Requirements: Leave the pictures out, and retype all of the material exactly as written.

Provided data:
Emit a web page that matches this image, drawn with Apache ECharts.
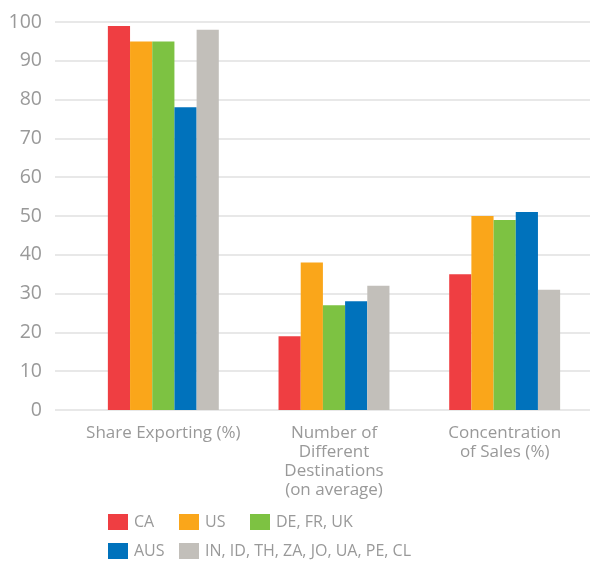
<!DOCTYPE html>
<html>
<head>
<meta charset="utf-8">
<script src="https://cdn.jsdelivr.net/npm/echarts@6/dist/echarts.min.js"></script>
<style>
  html, body { margin: 0; padding: 0; background: #fff; }
  #chart { width: 593px; height: 561px; }
</style>
</head>
<body>
<div id="chart"></div>
<script>
// Categories along the x axis
const categories = ['Share Exporting (%)', 'Number of\nDifferent\nDestinations\n(on average)', 'Concentration\nof Sales (%)'];
// Series names
const seriesNames = ['CA', 'US', 'DE, FR, UK', 'AUS', 'IN, ID, TH, ZA, JO, UA, PE, CL'];
// Values per series, one per category
const valuesCA = [99, 19, 35];
const valuesUS = [95, 38, 50];
const valuesEU = [95, 27, 49];
const valuesAUS = [78, 28, 51];
const valuesOther = [98, 32, 31];
const yTicks = [0, 100, 10];

const colors = ['#EF3E42', '#FAA61A', '#7DC242', '#0072BC', '#C2BFBA'];
const textColor = '#999999';
const fontFamily = '"Open Sans", "Noto Sans", sans-serif';

const allValues = [valuesCA, valuesUS, valuesEU, valuesAUS, valuesOther];

const chart = echarts.init(document.getElementById('chart'));

const legendPos = [
  { left: 108, top: 514 },
  { left: 179, top: 514 },
  { left: 250, top: 514 },
  { left: 108, top: 543 },
  { left: 179, top: 543 }
];

chart.setOption({
  animation: false,
  color: colors,
  textStyle: { fontFamily: fontFamily },
  grid: [
    { left: 55, right: 3, top: 22, bottom: 151 },
    { left: 78, right: 3, top: 22, bottom: 151 }
  ],
  legend: seriesNames.map((n, i) => ({
    data: [n],
    left: legendPos[i].left,
    top: legendPos[i].top,
    itemWidth: 20,
    itemHeight: 16,
    itemGap: 0,
    icon: 'rect',
    textStyle: { color: textColor, fontSize: 16, fontFamily: fontFamily, padding: [0, 0, 0, 1] },
    padding: 0
  })),
  xAxis: [
    { gridIndex: 0, type: 'value', show: false, min: 0, max: 1 },
    {
      gridIndex: 1,
      type: 'category',
      data: categories,
      axisLine: { show: false },
      axisTick: { show: false },
      axisLabel: {
        interval: 0,
        color: textColor,
        fontSize: 17,
        lineHeight: 19,
        margin: 14,
        fontFamily: fontFamily
      }
    }
  ],
  yAxis: [
    {
      gridIndex: 0,
      type: 'value',
      min: yTicks[0],
      max: yTicks[1],
      interval: yTicks[2],
      axisLine: { show: false },
      axisTick: { show: false },
      axisLabel: { color: textColor, fontSize: 19.5, margin: 13, fontFamily: fontFamily },
      splitLine: { lineStyle: { color: '#e0e0e0', width: 1.5 } }
    },
    {
      gridIndex: 1,
      type: 'value',
      min: yTicks[0],
      max: yTicks[1],
      interval: yTicks[2],
      show: false
    }
  ],
  series: seriesNames.map((n, i) => ({
    name: n,
    type: 'bar',
    xAxisIndex: 1,
    yAxisIndex: 1,
    data: allValues[i],
    barGap: '0%',
    barCategoryGap: '35%',
    itemStyle: { color: colors[i] }
  }))
});
</script>
</body>
</html>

Correct answer:
Emit a web page that matches this image, drawn with Apache ECharts.
<!DOCTYPE html>
<html>
<head>
<meta charset="utf-8">
<script src="https://cdn.jsdelivr.net/npm/echarts@6/dist/echarts.min.js"></script>
<style>
  html, body { margin: 0; padding: 0; background: #fff; }
  #chart { width: 593px; height: 561px; }
</style>
</head>
<body>
<div id="chart"></div>
<script>
// Categories along the x axis
const categories = ['Share Exporting (%)', 'Number of\nDifferent\nDestinations\n(on average)', 'Concentration\nof Sales (%)'];
// Series names
const seriesNames = ['CA', 'US', 'DE, FR, UK', 'AUS', 'IN, ID, TH, ZA, JO, UA, PE, CL'];
// Values per series, one per category
const valuesCA = [99, 19, 35];
const valuesUS = [95, 38, 50];
const valuesEU = [95, 27, 49];
const valuesAUS = [78, 28, 51];
const valuesOther = [98, 32, 31];
const yTicks = [0, 100, 10];

const colors = ['#EF3E42', '#FAA61A', '#7DC242', '#0072BC', '#C2BFBA'];
const textColor = '#999999';
const fontFamily = '"Open Sans", "Noto Sans", sans-serif';

const allValues = [valuesCA, valuesUS, valuesEU, valuesAUS, valuesOther];

const chart = echarts.init(document.getElementById('chart'));

const legendPos = [
  { left: 108, top: 514 },
  { left: 179, top: 514 },
  { left: 250, top: 514 },
  { left: 108, top: 543 },
  { left: 179, top: 543 }
];

chart.setOption({
  animation: false,
  color: colors,
  textStyle: { fontFamily: fontFamily },
  grid: [
    { left: 55, right: 3, top: 22, bottom: 151 },
    { left: 78, right: 3, top: 22, bottom: 151 }
  ],
  legend: seriesNames.map((n, i) => ({
    data: [n],
    left: legendPos[i].left,
    top: legendPos[i].top,
    itemWidth: 20,
    itemHeight: 16,
    itemGap: 0,
    icon: 'rect',
    textStyle: { color: textColor, fontSize: 16, fontFamily: fontFamily, padding: [0, 0, 0, 1] },
    padding: 0
  })),
  xAxis: [
    { gridIndex: 0, type: 'value', show: false, min: 0, max: 1 },
    {
      gridIndex: 1,
      type: 'category',
      data: categories,
      axisLine: { show: false },
      axisTick: { show: false },
      axisLabel: {
        interval: 0,
        color: textColor,
        fontSize: 17,
        lineHeight: 19,
        margin: 14,
        fontFamily: fontFamily
      }
    }
  ],
  yAxis: [
    {
      gridIndex: 0,
      type: 'value',
      min: yTicks[0],
      max: yTicks[1],
      interval: yTicks[2],
      axisLine: { show: false },
      axisTick: { show: false },
      axisLabel: { color: textColor, fontSize: 19.5, margin: 13, fontFamily: fontFamily },
      splitLine: { lineStyle: { color: '#e0e0e0', width: 1.5 } }
    },
    {
      gridIndex: 1,
      type: 'value',
      min: yTicks[0],
      max: yTicks[1],
      interval: yTicks[2],
      show: false
    }
  ],
  series: seriesNames.map((n, i) => ({
    name: n,
    type: 'bar',
    xAxisIndex: 1,
    yAxisIndex: 1,
    data: allValues[i],
    barGap: '0%',
    barCategoryGap: '35%',
    itemStyle: { color: colors[i] }
  }))
});
</script>
</body>
</html>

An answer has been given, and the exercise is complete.